References and Borrowing


fn main() {
    let s1 = String::from("hello");
    let len = calculate_length(&s1); // pass a reference to s1
    println!("The length of '{s1}' is {len}.");
}

fn calculate_length(s: &String) -> usize {
    s.len()
} // Here, s goes out of scope. But because s does not have ownership of what
  // it refers to, the String is not dropped.

Trying to Modify What We Borrow


fn main() {
    let s = String::from("hello");

    change(&s);
    println!("{s}");
}

fn change(some_string: &String) {
    some_string.push_str(", world");
}


Demo: error[E0596]: cannot borrow *some_string as mutable, as it is behind a & reference

Mutable References

  • Mutable references allow you to change the value of a reference
    • Represented by &mut
fn main() {
    let mut s = String::from("hello");

    change(&mut s); // pass a mutable reference to s
    println!("{s}");
}

fn change(some_string: &mut String) { // take a mutable reference
    some_string.push_str(", world");
}
hello, world

Can we create two mutable references to the same value?

let mut s = String::from("hello");

let r1 = &mut s;
let r2 = &mut s;

println!("{}, {}", r1, r2);


Demo: error[E0499]: cannot borrow s as mutable more than once at a time

Can we have one mutable reference and an immutable reference?

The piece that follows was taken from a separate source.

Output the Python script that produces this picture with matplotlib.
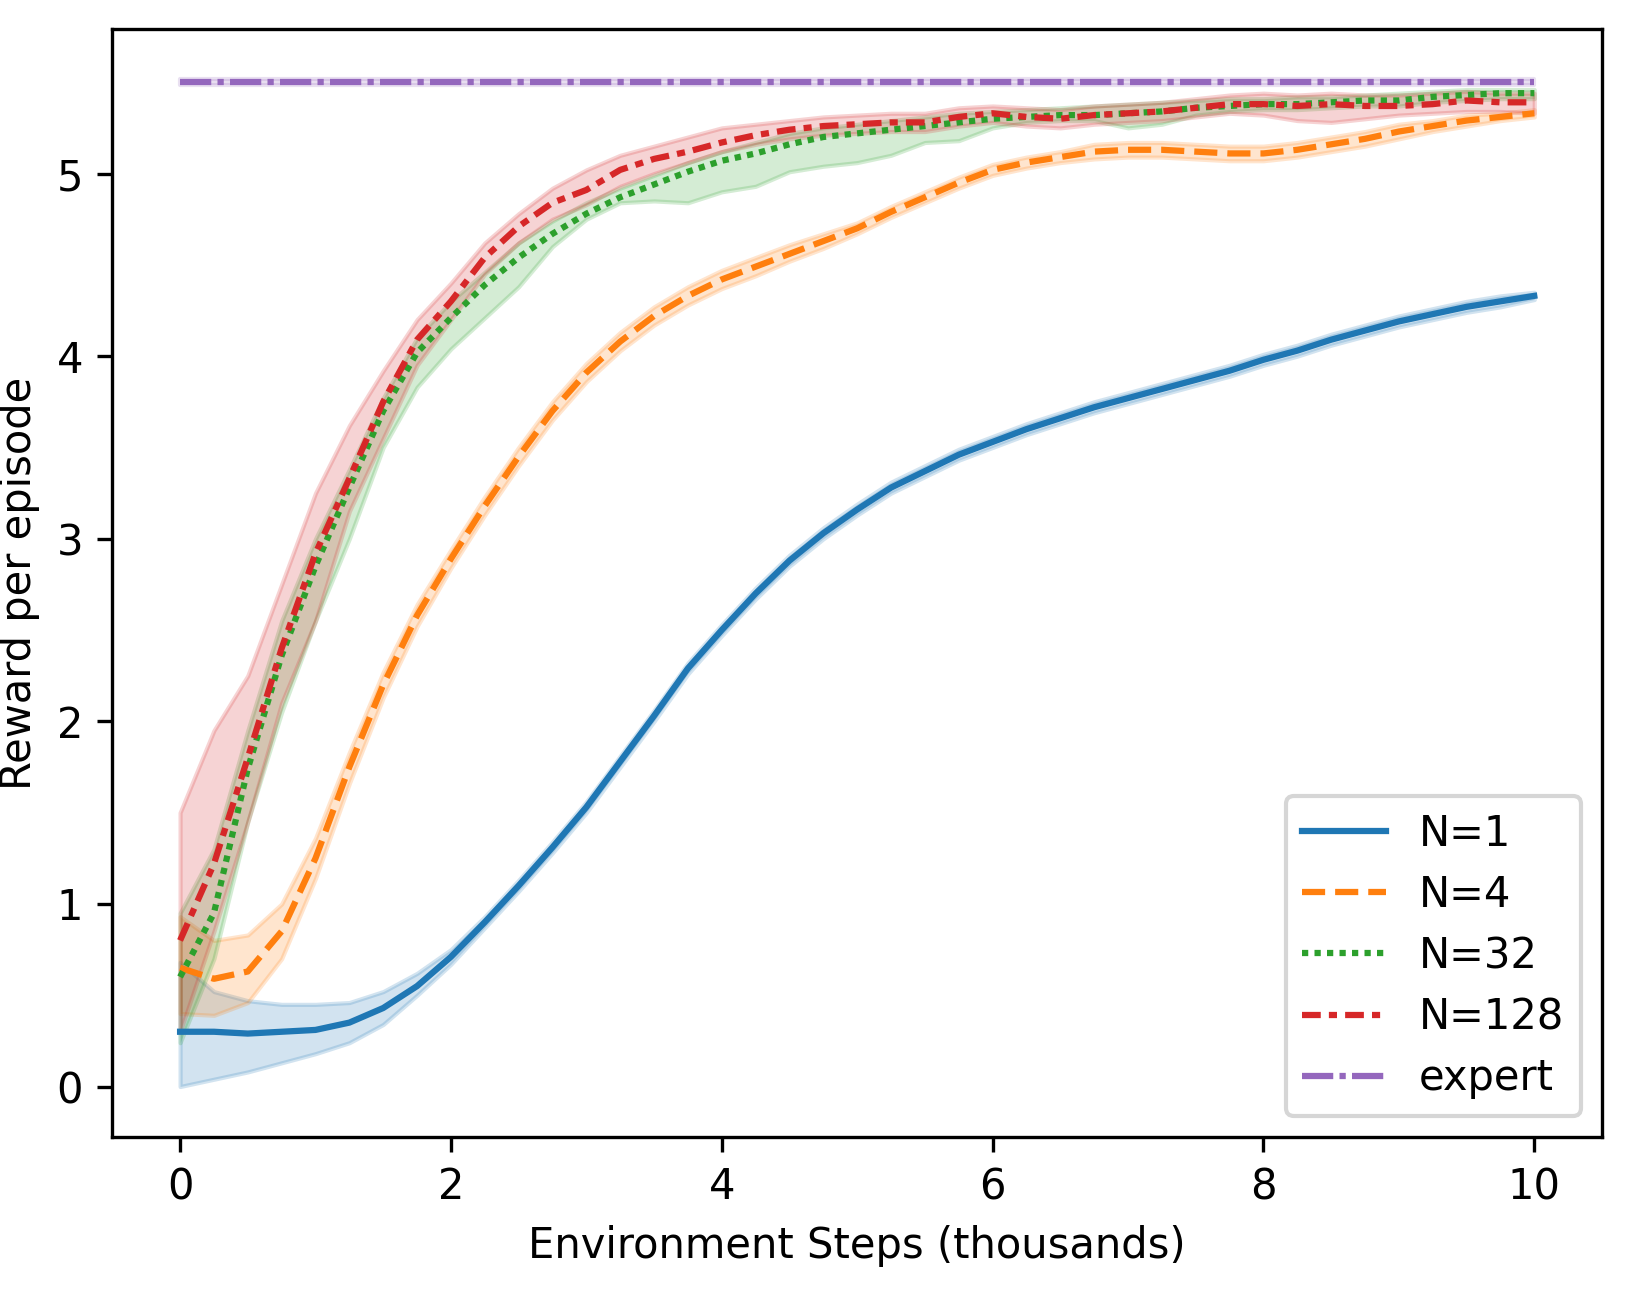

let mut s = String::from("hello");

let r1 = &s; // no problem
let r2 = &s; // no problem
let r3 = &mut s; // error[E0502]

println!("{}, {}, and {}", r1, r2, r3);


Demo: error[E0502]: cannot borrow s as mutable because it is also borrowed as immutable

Mutable References: House Rules

  • Cannot borrow as a mutable reference more than once

  • Cannot have a mutable reference while also having an immutable reference

  • Can have multiple immutable references at the same time

  • Summary: Can either have one mutable reference or multiple immutable references, but not both

  • But why?

Data Races: The Most Elusive Bugs in Concurrent Software

  • Two or more pointers access the same data at the same time
  • At least one of the pointers is being used to write to the data
  • There’s no mechanism being used to synchronize access to the data

Data races in Rust are compile-time errors

Fixing the Compile-Time Error


let mut s = String::from("hello");

let r1 = &s; // no problem
let r2 = &s; // no problem
println!("{r1} and {r2}");
// variables r1 and r2 will not be used after this point

let r3 = &mut s; // no problem
println!("{r3}");
hello and hello
hello
()

Dangling References


fn main() {
    let reference_to_nothing = dangle();
}

fn dangle() -> &String { // dangle returns a reference to a String
    let s = String::from("hello"); // s is a new String
    &s // we return a reference to the String, s
}
// s goes out of scope, and is dropped.


Demo: error[E0106]: missing lifetime specifier

Fixing the Compile-Time Error


fn no_dangle() -> String {
    let s = String::from("hello");

    s // ownership is moved out, nothing is dropped
}

References: House Rules


  • References must always be valid
  • At any given time, you can have either one mutable reference or any number of immutable references
  • Data will not go out of scope before the reference to the data does

Problem: Write a function that takes a string of words, and returns the first word it finds in the string

fn first_word(s: &String) -> ?


Returning an index of the end of the first word as an integer?


Let’s try this idea.

fn first_word(s: &String) -> usize {
    let bytes = s.as_bytes(); // convert to an array of bytes

    // .iter(): an iterator that returns each element
    // .enumerate(): returns each element as a tuple
    // (index, reference to element)
    for (i, &item) in bytes.iter().enumerate() {
        if item == b' ' {
            return i;
        }
    }

    s.len()
}

But there is no guarantee that the index returned will be valid in the future

fn main() {
    let mut s = String::from("hello world");

    let word = first_word(&s); // word will get the value 5

    s.clear(); // this empties s, making it equal to ""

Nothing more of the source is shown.